My weekly opinions, observations and rants about some Canadian baseball stories:
Blue Jays fans: The good news about Juan Rivera, acquired in the Vernon Wells deal, is that he hits like George Bell. The bad news is that he also fields like George Bell.
In reading Larry Millson’s 1987 book, Ballpark Figures: The Blue Jays and the Business of Baseball, I discovered that the Jays attempted to sign Hall of Fame closer Goose Gossage prior to the 1984 season. The team later settled for journeyman reliever Dennis Lamp when Gossage signed with San Diego.
Watch out for the Cincinnati Reds in 2011. On top of signing Etobicoke, Ont., native Joey Votto to a three-year, $38-million, Reds GM Walt Jocketty is quietly assembling a powerhouse club with a reasonable payroll. Aside from Votto, cornerstones Jay Bruce, Bronson Arroyo and Johnny Cueto have all been locked up in long-term deals this off-season.

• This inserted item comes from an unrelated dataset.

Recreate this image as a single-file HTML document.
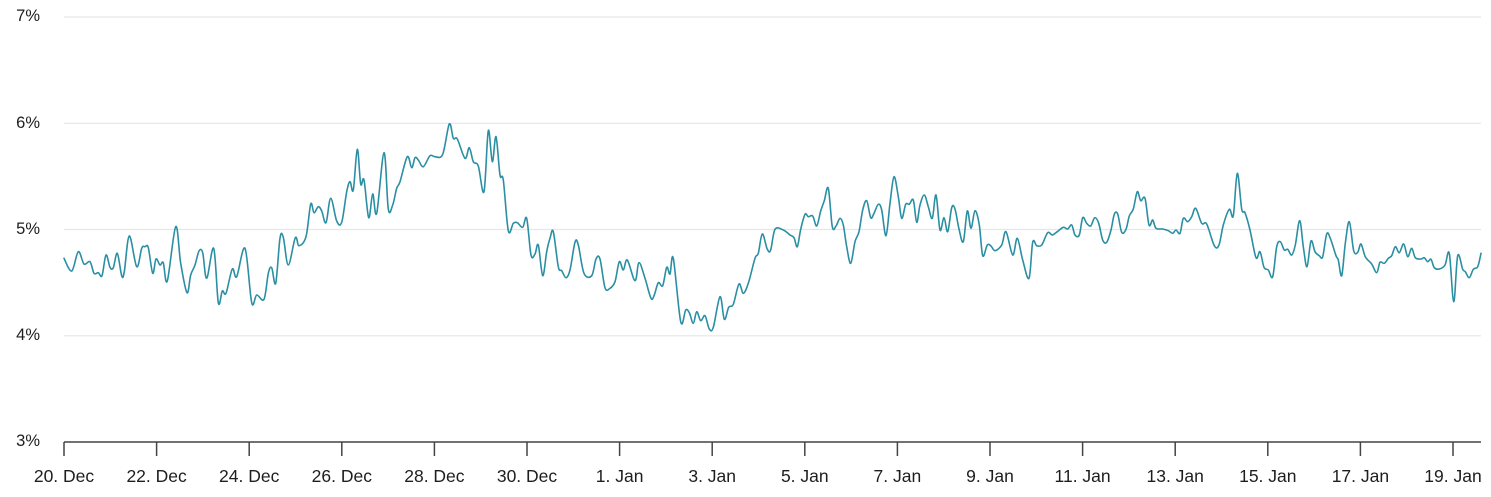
<!DOCTYPE html>
<html>
<head>
<meta charset="utf-8">
<style>
  html, body { margin: 0; padding: 0; background: #ffffff; }
  body { width: 1491px; height: 497px; overflow: hidden; }
  svg { display: block; }
  text { font-family: "Liberation Sans", "DejaVu Sans", sans-serif; fill: #1e1e1e; }
</style>
</head>
<body>
<svg width="1491" height="497" viewBox="0 0 1491 497" xmlns="http://www.w3.org/2000/svg">
  <!-- gridlines -->
  <g stroke="#e6e6e6" stroke-width="1.2">
    <line x1="64" y1="17" x2="1481" y2="17"/>
    <line x1="64" y1="123.3" x2="1481" y2="123.3"/>
    <line x1="64" y1="229.5" x2="1481" y2="229.5"/>
    <line x1="64" y1="335.8" x2="1481" y2="335.8"/>
  </g>
  <!-- y labels -->
  <g font-size="16.5" text-anchor="end">
    <text x="40" y="21">7%</text>
    <text x="40" y="128">6%</text>
    <text x="40" y="234">5%</text>
    <text x="40" y="340">4%</text>
    <text x="40" y="446">3%</text>
  </g>
  <!-- x axis -->
  <line x1="64" y1="442" x2="1481" y2="442" stroke="#444" stroke-width="1.5"/>
  <g stroke="#444" stroke-width="1.5">
    <line x1="64" y1="442" x2="64" y2="456"/>
    <line x1="156.6" y1="442" x2="156.6" y2="456"/>
    <line x1="249.2" y1="442" x2="249.2" y2="456"/>
    <line x1="341.8" y1="442" x2="341.8" y2="456"/>
    <line x1="434.4" y1="442" x2="434.4" y2="456"/>
    <line x1="527" y1="442" x2="527" y2="456"/>
    <line x1="619.6" y1="442" x2="619.6" y2="456"/>
    <line x1="712.2" y1="442" x2="712.2" y2="456"/>
    <line x1="804.8" y1="442" x2="804.8" y2="456"/>
    <line x1="897.4" y1="442" x2="897.4" y2="456"/>
    <line x1="990" y1="442" x2="990" y2="456"/>
    <line x1="1082.6" y1="442" x2="1082.6" y2="456"/>
    <line x1="1175.2" y1="442" x2="1175.2" y2="456"/>
    <line x1="1267.8" y1="442" x2="1267.8" y2="456"/>
    <line x1="1360.4" y1="442" x2="1360.4" y2="456"/>
    <line x1="1453" y1="442" x2="1453" y2="456"/>
  </g>
  <g font-size="17.5" text-anchor="middle">
    <text x="64" y="482">20. Dec</text>
    <text x="156.6" y="482">22. Dec</text>
    <text x="249.2" y="482">24. Dec</text>
    <text x="341.8" y="482">26. Dec</text>
    <text x="434.4" y="482">28. Dec</text>
    <text x="527" y="482">30. Dec</text>
    <text x="619.6" y="482">1. Jan</text>
    <text x="712.2" y="482">3. Jan</text>
    <text x="804.8" y="482">5. Jan</text>
    <text x="897.4" y="482">7. Jan</text>
    <text x="990" y="482">9. Jan</text>
    <text x="1082.6" y="482">11. Jan</text>
    <text x="1175.2" y="482">13. Jan</text>
    <text x="1267.8" y="482">15. Jan</text>
    <text x="1360.4" y="482">17. Jan</text>
    <text x="1453" y="482">19. Jan</text>
  </g>
  <!-- series -->
  <polyline id="series" fill="none" stroke="#2a8fa3" stroke-width="1.6" stroke-linejoin="round" stroke-linecap="round" points="
64,258.3 71.7,271 78.3,251.7 84,264 90,261.7 94,273.3 98.3,272.7 102,275.7 106,255 110,267.3 113.3,267.7 117.3,253.3 121.7,275.7 124.3,271.7 129.3,236 136.7,266.7 141.7,248.3 145,246.7 148.3,247.7 152.7,273.3 156,259 160,265 163.3,262.7 167.3,281 175.7,226.7 180.7,263.3 187,292.7 190.7,275 195,265 199,251 202.7,252.7 206.7,278.3 213.7,248.3 218.3,302.7 222.3,291 226,293.3 232.3,269 236.7,276.7 245,248.3 251.7,302.7 256.7,295 264,299.3 268.3,273.3 271.7,267.7 275.7,283.3 280,238.3 283.3,237.3 288.3,265 295.3,237.7 299,245.7 306,236.7
310.7,204 314,212.7 318.3,206.7 321.7,211 326,222.7 330.7,198.3 336.7,221 341.7,222.3 346.7,191.7 350,181.7 353.3,190 357.3,149.3 360.7,184 364,180 368.7,217.7 372.7,194 376.7,213.3 384,152.7 388.3,209 392.7,205 396.7,188.3 400,181.7 407.3,156.7 411.7,167.7 415,157.7 418.3,160 423.3,166.7 430,155.7 435,156.7 442.7,154.3 449.3,124 453.3,138.3 457.3,139 465,158.3 469.3,147.7 473.3,161.7 478.3,166 484,191.7 488.3,130.7 492.3,161.7 496,136.7 500,175 503.3,180 508.3,230.7 513.3,223.3 517.3,222.7 522.7,227.3 526.7,218.3 531,255 535,254 538.3,245 542.7,275.7 546.7,251.7 550,238.3
553.3,231.7 558.3,266.7 561.7,270.7 566,277.7 570,270 575,242.3 578.3,245 584,273.3 591.7,275.7 596,259 600,259 605,287.7 610,288.3 615,281.7 619.3,261.7 623.3,270 627.3,260 635,280.7 639,262.7 645,278.3 651,298.3 654.3,295 658.3,282.7 662.7,285.7 666.7,267.3 670,274 673.3,258.3 680.7,321.7 685.7,310 689.3,312.7 693.3,323.3 696.7,311.7 700.7,320.7 705,315.7 709.3,329 713.3,327.3 720,296.7 724.3,319.3 728.7,307.3 733.3,304.3 739,284 743.3,293.3 748.3,283.3 755,258.3 758.3,253.3 762.3,234 767.3,249.3 770.7,250 775,229.3 783.3,230
790,235 794,237.7 797.3,246.7 800.7,229.3 805,214.3 808.3,216.7 812.7,216 816.7,226 820.7,211 824.3,200.7 828.3,188.3 832.3,226.7 836,226 840,218.3 843.3,225 846.7,246.7 850.7,263.3 855,241.7 859,231.7 862.7,210 866.7,200.7 870.7,217.7 874,213.3 878.3,204.3 881.7,210 886,235.7 890,203.3 894,176.7 898.3,196.7 901.7,218.3 905.7,204.3 909.3,204.3 913.3,200 916.7,222.3 920,205 924.3,195 928.3,206.7 932.3,218.3 936,195 940,230 944,217.7 947.7,231.7 951.7,207.7 955,209 959,229 963.3,241.7 967.3,211 971,228.3 975,210.7 979.3,225 982.7,255.7 987.3,245 991,246 995,250.7 1001.7,245 1006,231.7 1012.7,255 1017.3,238.3 1022.7,260
1029,278.3 1032.7,242.3 1036.7,245.7 1041.7,245 1047.7,232.7 1052.3,235 1057.3,231.7 1063.3,227.3 1067.7,229 1071.7,225 1075,235 1079.3,235 1082.7,217.7 1086.7,223.3 1090.7,226 1094.7,217.7 1098.7,223.3 1102.7,240 1106.7,242.3 1111,230 1114.3,214.3 1117.7,214 1121.7,232.3 1126,229.3 1129.3,216 1133.3,209 1137.3,191.7 1140.7,200.7 1145,198.3 1149,225 1152.7,220 1156,228.3 1162.7,229 1168.3,230.7 1172.7,233.3 1176,230 1180,233.3 1183.3,218.3 1187.7,221.7 1191.7,216.7 1195.7,208.3 1201.7,223.3 1206.7,224 1214.3,245.7 1219,245 1223.3,225 1229.3,209.3 1233.3,215.7 1237.3,173.3 1241.7,209 1245,212.7 1250,230 1256,257.7 1260,251.7 1264,267.3
1268.3,270 1272.7,276.7 1276.7,246.7 1280.3,241.7 1284.3,250 1287.7,249.3 1291.7,255 1295.3,245 1299.7,220.7 1303.3,246.7 1307,266.7 1311,241 1315,251.7 1319.3,255.7 1322.7,256.7 1326.7,234 1330.3,238.3 1336,255.7 1338.3,260 1341.7,275.7 1345.3,243.3 1349.3,221.7 1353.7,250.7 1357.7,252.3 1361,244 1365.3,256.7 1371.7,264 1376.7,272.7 1380,262.3 1384.3,263.3 1388.3,258.3 1391.7,255.7 1395.3,246.7 1399.3,252.7 1403.7,244 1407.7,256.7 1411.7,248.3 1415.3,257.7 1421,259 1424.3,257.7 1427.7,261.7 1431,259.3 1434.3,267.7 1439.3,269 1445,265 1449.3,253.3 1453.7,301.7 1457.7,255.7 1462.7,269.3 1465.3,271.7 1469.3,277.7 1473.3,269.3 1477.7,266.7 1481,253.3"/>
</svg>
<script>
(function(){
  try {
    var pl = document.getElementById('series');
    var raw = pl.getAttribute('points').trim().split(/\s+/);
    var p = raw.map(function(s){ var a = s.split(','); return [parseFloat(a[0]), parseFloat(a[1])]; });
    var d = 'M' + p[0][0] + ',' + p[0][1];
    var t = 0.5;
    for (var i = 0; i < p.length - 1; i++) {
      var p0 = p[i-1] || p[i], p1 = p[i], p2 = p[i+1], p3 = p[i+2] || p2;
      var c1x = p1[0] + (p2[0]-p0[0]) * t / 3, c1y = p1[1] + (p2[1]-p0[1]) * t / 3;
      var c2x = p2[0] - (p3[0]-p1[0]) * t / 3, c2y = p2[1] - (p3[1]-p1[1]) * t / 3;
      d += ' C' + c1x.toFixed(2) + ',' + c1y.toFixed(2) + ' ' + c2x.toFixed(2) + ',' + c2y.toFixed(2) + ' ' + p2[0] + ',' + p2[1];
    }
    var path = document.createElementNS('http://www.w3.org/2000/svg', 'path');
    path.setAttribute('d', d);
    path.setAttribute('fill', 'none');
    path.setAttribute('stroke', '#2a8fa3');
    path.setAttribute('stroke-width', '1.6');
    path.setAttribute('stroke-linejoin', 'round');
    path.setAttribute('stroke-linecap', 'round');
    pl.parentNode.replaceChild(path, pl);
  } catch (e) {}
})();
</script>
</body>
</html>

I always marvel at the list of players that late Blue Jays executive and Canadian Baseball Hall of Famer, Bobby Mattick, scouted and signed. Frank Robinson, Curt Flood, Vada Pinson, Rusty Staub, Don Baylor, Gary Carter, Dave Stieb and Jesse Barfield are among the players he signed.
I must have missed this last week, but former Montreal Expo Orlando Cabrera has signed with the Cleveland Indians, where he will reportedly compete for the team’s second base job.
Chuck Tanner, the World Series-winning manager of the 1979 “We Are Family” Pittsburgh Pirates, died last week. While remembered as the consummate players’ manager, Tanner was also a solid outfielder, who hit .313 in 1,454 minor league games. His minor league resume includes 98 games with the International League’s Toronto Maple Leafs in 1960 and 1961.
Gino Cimoli, one of the longest tenured Montreal Royals players, passed away on Saturday at the age of 81. The first batter in Los Angeles Dodgers history, Cimoli, a versatile outfielder, suited up for Montreal from 1949 to 1952 and then again in 1954 and 1955.